## Problem details
Repeat the material verbatim and drop the pictures.

>> begin Collected data

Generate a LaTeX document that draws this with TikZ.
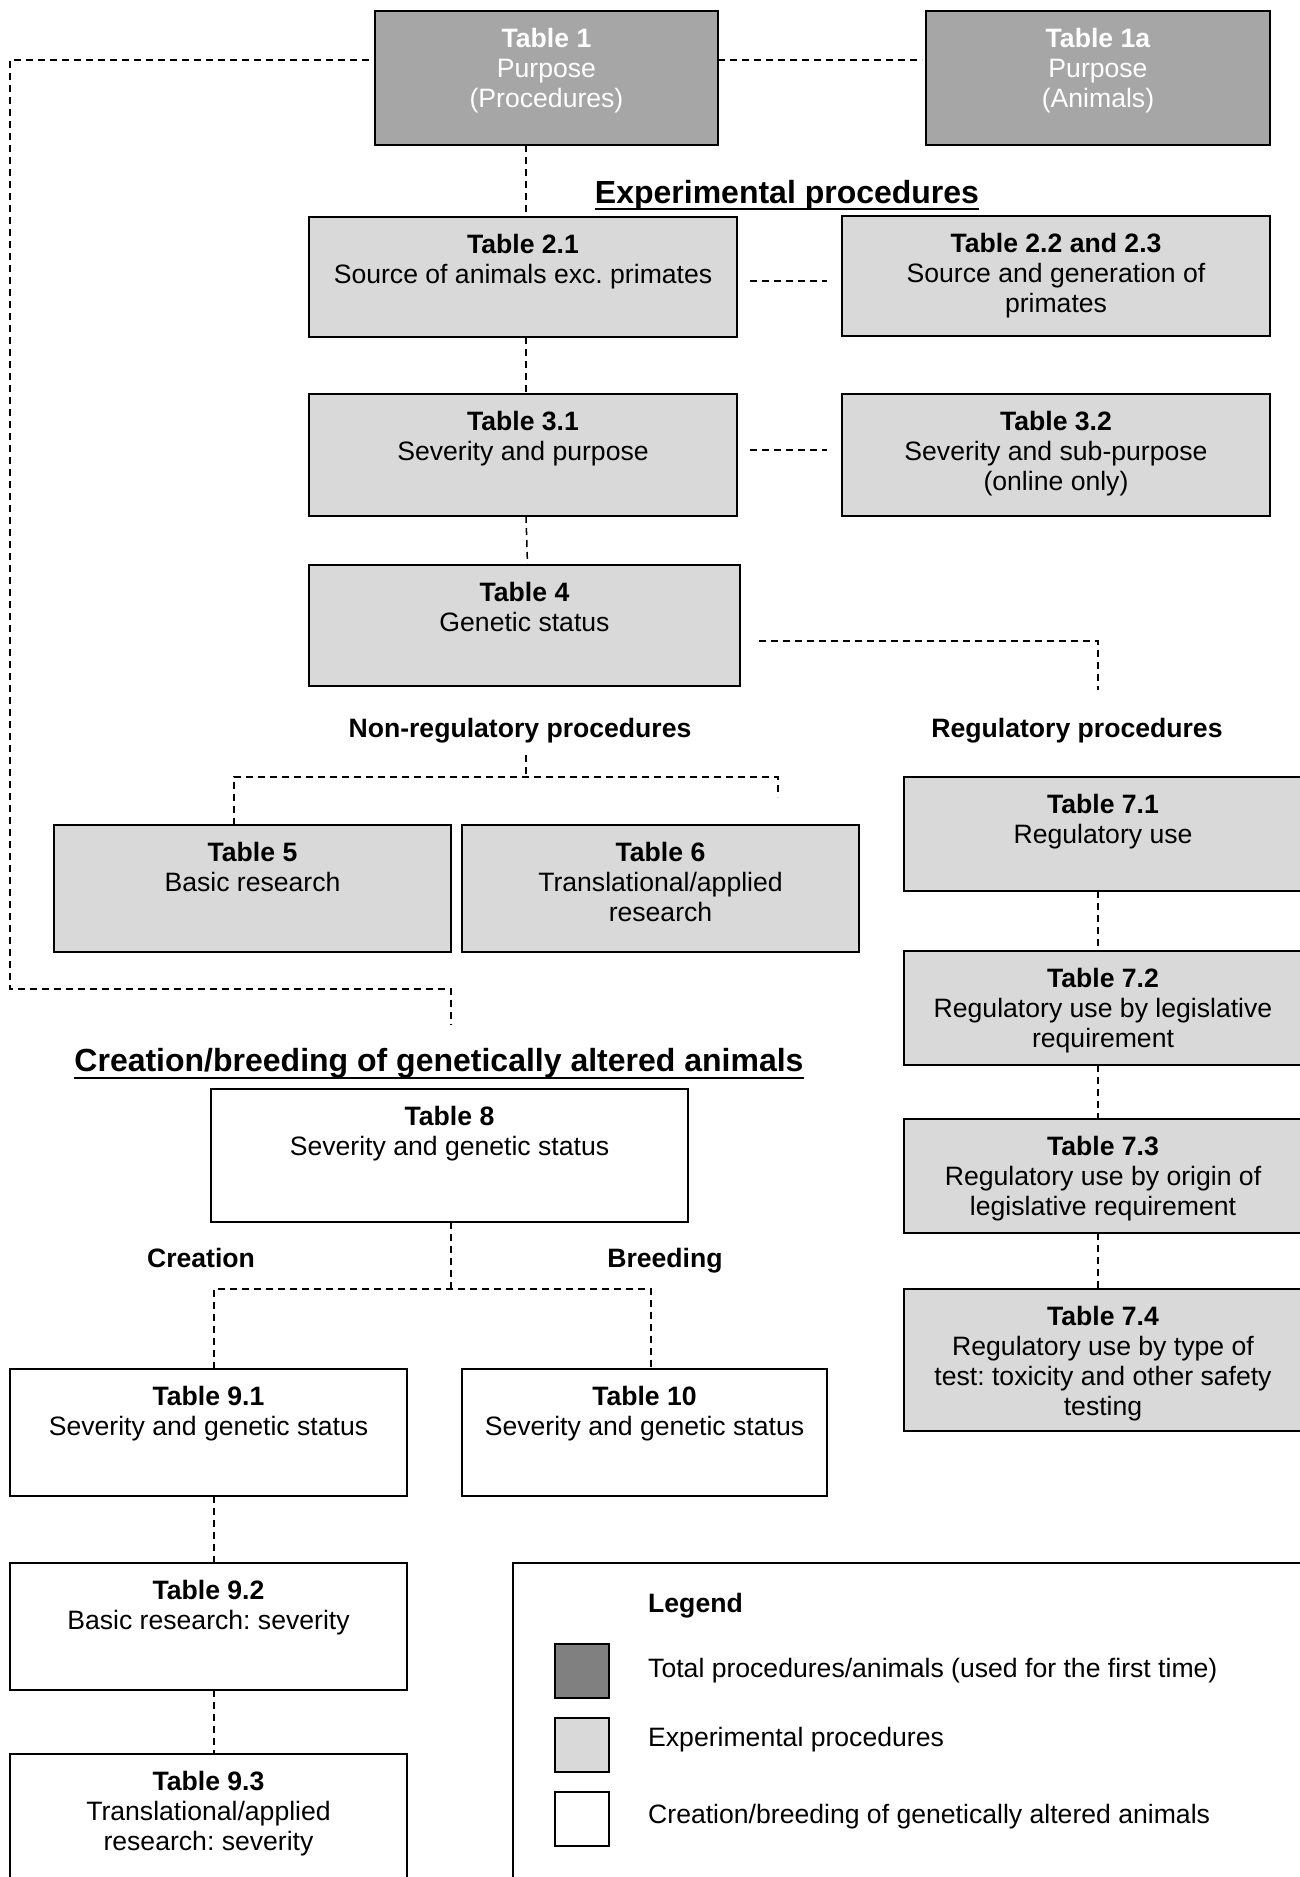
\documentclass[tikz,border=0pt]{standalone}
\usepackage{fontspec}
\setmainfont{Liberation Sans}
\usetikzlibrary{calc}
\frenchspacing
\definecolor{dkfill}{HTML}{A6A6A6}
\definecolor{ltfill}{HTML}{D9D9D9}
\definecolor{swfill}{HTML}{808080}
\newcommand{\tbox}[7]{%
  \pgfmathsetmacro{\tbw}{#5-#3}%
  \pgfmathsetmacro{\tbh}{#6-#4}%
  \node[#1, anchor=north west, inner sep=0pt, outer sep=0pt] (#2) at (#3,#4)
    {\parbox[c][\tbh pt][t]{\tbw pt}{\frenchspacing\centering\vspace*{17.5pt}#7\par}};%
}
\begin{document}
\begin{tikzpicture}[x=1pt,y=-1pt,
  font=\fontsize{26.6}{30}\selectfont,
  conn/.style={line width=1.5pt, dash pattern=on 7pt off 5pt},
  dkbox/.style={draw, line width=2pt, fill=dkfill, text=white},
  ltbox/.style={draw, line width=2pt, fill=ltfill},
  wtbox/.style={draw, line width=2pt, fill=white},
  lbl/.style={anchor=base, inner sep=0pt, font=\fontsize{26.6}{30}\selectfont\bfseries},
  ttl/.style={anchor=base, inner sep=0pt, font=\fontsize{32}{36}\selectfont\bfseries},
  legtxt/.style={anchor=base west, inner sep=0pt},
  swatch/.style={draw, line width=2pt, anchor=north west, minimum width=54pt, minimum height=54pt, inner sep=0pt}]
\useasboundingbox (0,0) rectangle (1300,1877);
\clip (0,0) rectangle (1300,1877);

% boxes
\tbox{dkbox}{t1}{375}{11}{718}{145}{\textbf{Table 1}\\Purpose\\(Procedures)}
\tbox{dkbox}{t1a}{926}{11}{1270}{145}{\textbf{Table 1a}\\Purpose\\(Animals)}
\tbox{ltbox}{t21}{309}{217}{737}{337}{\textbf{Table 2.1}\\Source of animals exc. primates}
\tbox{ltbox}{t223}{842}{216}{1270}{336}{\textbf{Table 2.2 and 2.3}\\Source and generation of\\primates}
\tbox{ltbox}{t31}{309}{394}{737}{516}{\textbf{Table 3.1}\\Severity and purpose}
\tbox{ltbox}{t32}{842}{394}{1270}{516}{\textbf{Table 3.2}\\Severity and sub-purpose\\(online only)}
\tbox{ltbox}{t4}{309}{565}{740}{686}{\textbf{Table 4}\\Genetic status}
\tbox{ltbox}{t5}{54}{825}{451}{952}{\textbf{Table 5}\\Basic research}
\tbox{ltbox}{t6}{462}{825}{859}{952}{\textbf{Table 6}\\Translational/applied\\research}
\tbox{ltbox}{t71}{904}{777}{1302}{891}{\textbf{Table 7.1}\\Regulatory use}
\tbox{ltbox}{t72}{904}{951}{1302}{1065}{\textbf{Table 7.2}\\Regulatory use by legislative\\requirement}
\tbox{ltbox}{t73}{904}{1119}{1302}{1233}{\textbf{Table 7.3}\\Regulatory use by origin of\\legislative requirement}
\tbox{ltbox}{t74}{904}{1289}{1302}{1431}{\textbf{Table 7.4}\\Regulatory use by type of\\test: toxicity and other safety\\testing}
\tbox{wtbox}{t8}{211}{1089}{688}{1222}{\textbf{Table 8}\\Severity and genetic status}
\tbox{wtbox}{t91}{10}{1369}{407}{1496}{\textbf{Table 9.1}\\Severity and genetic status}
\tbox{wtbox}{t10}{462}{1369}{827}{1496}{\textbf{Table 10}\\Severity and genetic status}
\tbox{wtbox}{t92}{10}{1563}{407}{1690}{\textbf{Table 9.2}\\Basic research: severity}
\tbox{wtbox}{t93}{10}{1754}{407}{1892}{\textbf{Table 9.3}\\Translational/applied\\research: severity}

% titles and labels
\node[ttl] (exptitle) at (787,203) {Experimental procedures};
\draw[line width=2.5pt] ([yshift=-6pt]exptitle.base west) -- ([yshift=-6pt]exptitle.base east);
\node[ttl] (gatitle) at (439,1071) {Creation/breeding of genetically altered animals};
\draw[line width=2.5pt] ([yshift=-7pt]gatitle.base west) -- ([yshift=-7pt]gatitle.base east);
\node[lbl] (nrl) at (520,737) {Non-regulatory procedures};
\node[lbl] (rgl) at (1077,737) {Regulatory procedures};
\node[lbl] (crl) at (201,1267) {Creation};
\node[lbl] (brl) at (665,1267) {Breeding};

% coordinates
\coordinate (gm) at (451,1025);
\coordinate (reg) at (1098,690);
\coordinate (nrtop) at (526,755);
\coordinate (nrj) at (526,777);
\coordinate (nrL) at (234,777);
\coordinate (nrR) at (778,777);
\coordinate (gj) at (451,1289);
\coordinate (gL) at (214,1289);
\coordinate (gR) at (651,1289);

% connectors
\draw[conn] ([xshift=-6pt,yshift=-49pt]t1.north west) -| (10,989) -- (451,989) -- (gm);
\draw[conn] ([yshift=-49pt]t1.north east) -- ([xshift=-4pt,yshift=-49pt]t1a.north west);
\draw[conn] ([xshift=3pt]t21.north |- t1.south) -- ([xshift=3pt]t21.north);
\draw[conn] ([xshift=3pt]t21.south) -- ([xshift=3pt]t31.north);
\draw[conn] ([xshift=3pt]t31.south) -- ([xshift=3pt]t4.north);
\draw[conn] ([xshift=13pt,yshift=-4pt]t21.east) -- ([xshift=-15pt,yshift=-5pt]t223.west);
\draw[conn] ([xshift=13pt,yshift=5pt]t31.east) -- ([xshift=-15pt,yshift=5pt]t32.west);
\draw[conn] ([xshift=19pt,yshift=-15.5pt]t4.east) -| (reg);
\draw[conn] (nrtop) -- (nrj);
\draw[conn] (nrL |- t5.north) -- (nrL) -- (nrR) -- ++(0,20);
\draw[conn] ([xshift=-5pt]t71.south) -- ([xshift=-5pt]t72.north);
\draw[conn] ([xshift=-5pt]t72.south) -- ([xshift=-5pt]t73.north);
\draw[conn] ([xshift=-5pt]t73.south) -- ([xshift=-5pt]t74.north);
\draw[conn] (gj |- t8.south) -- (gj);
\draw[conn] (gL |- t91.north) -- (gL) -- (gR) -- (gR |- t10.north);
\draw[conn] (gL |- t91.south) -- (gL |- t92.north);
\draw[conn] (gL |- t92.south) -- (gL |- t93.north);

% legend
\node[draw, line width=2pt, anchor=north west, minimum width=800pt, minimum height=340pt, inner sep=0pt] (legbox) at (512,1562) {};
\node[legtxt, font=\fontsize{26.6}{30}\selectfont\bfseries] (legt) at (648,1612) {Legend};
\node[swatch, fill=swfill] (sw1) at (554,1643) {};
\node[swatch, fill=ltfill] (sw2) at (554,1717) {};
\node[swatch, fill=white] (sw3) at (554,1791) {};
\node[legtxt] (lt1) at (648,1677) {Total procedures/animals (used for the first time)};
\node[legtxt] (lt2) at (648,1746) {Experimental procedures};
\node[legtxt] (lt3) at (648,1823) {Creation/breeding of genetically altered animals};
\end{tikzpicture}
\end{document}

>> end Collected data

## Response below
Generate a LaTeX document that draws this with TikZ.
\documentclass[tikz,border=0pt]{standalone}
\usepackage{fontspec}
\setmainfont{Liberation Sans}
\usetikzlibrary{calc}
\frenchspacing
\definecolor{dkfill}{HTML}{A6A6A6}
\definecolor{ltfill}{HTML}{D9D9D9}
\definecolor{swfill}{HTML}{808080}
\newcommand{\tbox}[7]{%
  \pgfmathsetmacro{\tbw}{#5-#3}%
  \pgfmathsetmacro{\tbh}{#6-#4}%
  \node[#1, anchor=north west, inner sep=0pt, outer sep=0pt] (#2) at (#3,#4)
    {\parbox[c][\tbh pt][t]{\tbw pt}{\frenchspacing\centering\vspace*{17.5pt}#7\par}};%
}
\begin{document}
\begin{tikzpicture}[x=1pt,y=-1pt,
  font=\fontsize{26.6}{30}\selectfont,
  conn/.style={line width=1.5pt, dash pattern=on 7pt off 5pt},
  dkbox/.style={draw, line width=2pt, fill=dkfill, text=white},
  ltbox/.style={draw, line width=2pt, fill=ltfill},
  wtbox/.style={draw, line width=2pt, fill=white},
  lbl/.style={anchor=base, inner sep=0pt, font=\fontsize{26.6}{30}\selectfont\bfseries},
  ttl/.style={anchor=base, inner sep=0pt, font=\fontsize{32}{36}\selectfont\bfseries},
  legtxt/.style={anchor=base west, inner sep=0pt},
  swatch/.style={draw, line width=2pt, anchor=north west, minimum width=54pt, minimum height=54pt, inner sep=0pt}]
\useasboundingbox (0,0) rectangle (1300,1877);
\clip (0,0) rectangle (1300,1877);

% boxes
\tbox{dkbox}{t1}{375}{11}{718}{145}{\textbf{Table 1}\\Purpose\\(Procedures)}
\tbox{dkbox}{t1a}{926}{11}{1270}{145}{\textbf{Table 1a}\\Purpose\\(Animals)}
\tbox{ltbox}{t21}{309}{217}{737}{337}{\textbf{Table 2.1}\\Source of animals exc. primates}
\tbox{ltbox}{t223}{842}{216}{1270}{336}{\textbf{Table 2.2 and 2.3}\\Source and generation of\\primates}
\tbox{ltbox}{t31}{309}{394}{737}{516}{\textbf{Table 3.1}\\Severity and purpose}
\tbox{ltbox}{t32}{842}{394}{1270}{516}{\textbf{Table 3.2}\\Severity and sub-purpose\\(online only)}
\tbox{ltbox}{t4}{309}{565}{740}{686}{\textbf{Table 4}\\Genetic status}
\tbox{ltbox}{t5}{54}{825}{451}{952}{\textbf{Table 5}\\Basic research}
\tbox{ltbox}{t6}{462}{825}{859}{952}{\textbf{Table 6}\\Translational/applied\\research}
\tbox{ltbox}{t71}{904}{777}{1302}{891}{\textbf{Table 7.1}\\Regulatory use}
\tbox{ltbox}{t72}{904}{951}{1302}{1065}{\textbf{Table 7.2}\\Regulatory use by legislative\\requirement}
\tbox{ltbox}{t73}{904}{1119}{1302}{1233}{\textbf{Table 7.3}\\Regulatory use by origin of\\legislative requirement}
\tbox{ltbox}{t74}{904}{1289}{1302}{1431}{\textbf{Table 7.4}\\Regulatory use by type of\\test: toxicity and other safety\\testing}
\tbox{wtbox}{t8}{211}{1089}{688}{1222}{\textbf{Table 8}\\Severity and genetic status}
\tbox{wtbox}{t91}{10}{1369}{407}{1496}{\textbf{Table 9.1}\\Severity and genetic status}
\tbox{wtbox}{t10}{462}{1369}{827}{1496}{\textbf{Table 10}\\Severity and genetic status}
\tbox{wtbox}{t92}{10}{1563}{407}{1690}{\textbf{Table 9.2}\\Basic research: severity}
\tbox{wtbox}{t93}{10}{1754}{407}{1892}{\textbf{Table 9.3}\\Translational/applied\\research: severity}

% titles and labels
\node[ttl] (exptitle) at (787,203) {Experimental procedures};
\draw[line width=2.5pt] ([yshift=-6pt]exptitle.base west) -- ([yshift=-6pt]exptitle.base east);
\node[ttl] (gatitle) at (439,1071) {Creation/breeding of genetically altered animals};
\draw[line width=2.5pt] ([yshift=-7pt]gatitle.base west) -- ([yshift=-7pt]gatitle.base east);
\node[lbl] (nrl) at (520,737) {Non-regulatory procedures};
\node[lbl] (rgl) at (1077,737) {Regulatory procedures};
\node[lbl] (crl) at (201,1267) {Creation};
\node[lbl] (brl) at (665,1267) {Breeding};

% coordinates
\coordinate (gm) at (451,1025);
\coordinate (reg) at (1098,690);
\coordinate (nrtop) at (526,755);
\coordinate (nrj) at (526,777);
\coordinate (nrL) at (234,777);
\coordinate (nrR) at (778,777);
\coordinate (gj) at (451,1289);
\coordinate (gL) at (214,1289);
\coordinate (gR) at (651,1289);

% connectors
\draw[conn] ([xshift=-6pt,yshift=-49pt]t1.north west) -| (10,989) -- (451,989) -- (gm);
\draw[conn] ([yshift=-49pt]t1.north east) -- ([xshift=-4pt,yshift=-49pt]t1a.north west);
\draw[conn] ([xshift=3pt]t21.north |- t1.south) -- ([xshift=3pt]t21.north);
\draw[conn] ([xshift=3pt]t21.south) -- ([xshift=3pt]t31.north);
\draw[conn] ([xshift=3pt]t31.south) -- ([xshift=3pt]t4.north);
\draw[conn] ([xshift=13pt,yshift=-4pt]t21.east) -- ([xshift=-15pt,yshift=-5pt]t223.west);
\draw[conn] ([xshift=13pt,yshift=5pt]t31.east) -- ([xshift=-15pt,yshift=5pt]t32.west);
\draw[conn] ([xshift=19pt,yshift=-15.5pt]t4.east) -| (reg);
\draw[conn] (nrtop) -- (nrj);
\draw[conn] (nrL |- t5.north) -- (nrL) -- (nrR) -- ++(0,20);
\draw[conn] ([xshift=-5pt]t71.south) -- ([xshift=-5pt]t72.north);
\draw[conn] ([xshift=-5pt]t72.south) -- ([xshift=-5pt]t73.north);
\draw[conn] ([xshift=-5pt]t73.south) -- ([xshift=-5pt]t74.north);
\draw[conn] (gj |- t8.south) -- (gj);
\draw[conn] (gL |- t91.north) -- (gL) -- (gR) -- (gR |- t10.north);
\draw[conn] (gL |- t91.south) -- (gL |- t92.north);
\draw[conn] (gL |- t92.south) -- (gL |- t93.north);

% legend
\node[draw, line width=2pt, anchor=north west, minimum width=800pt, minimum height=340pt, inner sep=0pt] (legbox) at (512,1562) {};
\node[legtxt, font=\fontsize{26.6}{30}\selectfont\bfseries] (legt) at (648,1612) {Legend};
\node[swatch, fill=swfill] (sw1) at (554,1643) {};
\node[swatch, fill=ltfill] (sw2) at (554,1717) {};
\node[swatch, fill=white] (sw3) at (554,1791) {};
\node[legtxt] (lt1) at (648,1677) {Total procedures/animals (used for the first time)};
\node[legtxt] (lt2) at (648,1746) {Experimental procedures};
\node[legtxt] (lt3) at (648,1823) {Creation/breeding of genetically altered animals};
\end{tikzpicture}
\end{document}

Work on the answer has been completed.